Designing and enacting data science pipelines as queries

Thursday, February 6, 2020 - 12:45 to 14:00
Université Lyon1, Dép. Informatique, Bât. Nautibus, salle C2

Since the emergence of the 5V’s (i.e., n-V’s) models describing non-functional properties of data, new visions of querying have emerged. Batch, on-demand queries, with expected complete and sound results, have evolved into complex data science pipelines combining processing and analytics tasks. Similar to a query, described as a data flow, a data science pipeline is a combination of tasks. Different to classic queries that rely on well-defined data structures with associated operators. Data science pipelines combine data visualization, cleaning, preparation, modelling and prediction, and assessment tasks. These tasks use input data with different structures. From our point of view, we can consider these data science pipelines a new type of queries that we call data science queries.
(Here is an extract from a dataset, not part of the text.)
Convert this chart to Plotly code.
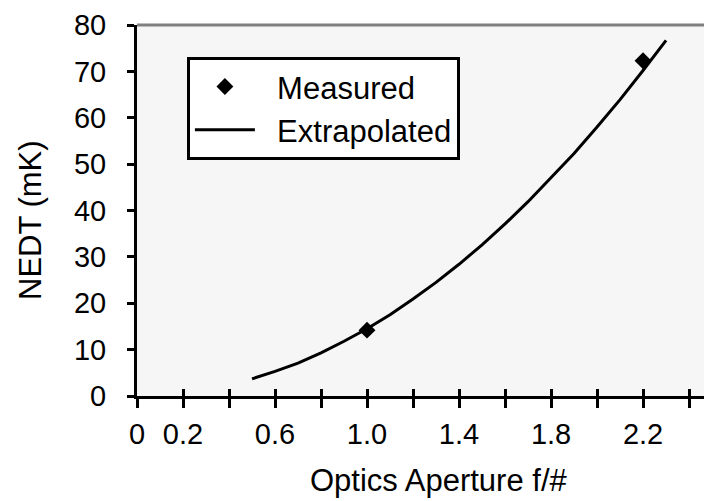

Data science queries produce as results models and forecasts with associated error estimations. These queries can be re-executed applying different data processing and analytics methods for reducing such errors. Datasets do not longer represent a complete consistent model of a mini-world, they represent instead, partial and incomplete observations of phenomena produced within complex systems that can be analysed. The objective of analysing datasets is to get close to a possible and transient understanding of phenomena produced within complex systems. This does not mean that data loading, in memory/cache/disk indexing, data persistence, query optimization, concurrent access, consistency and access control, and other management functions are no longer required. Rather, this means that these functions must be revisited under less strong hypothesis for example regarding data consistency, completeness and cleanness, to support the enactment of data science queries.

In my talk I will introduce the challenges and possible research directions regarding data science queries, applications and initial projects. Of course, I will discuss how previous research results can backup this project and how the project could be weaved into the activities of the database group at LIRIS.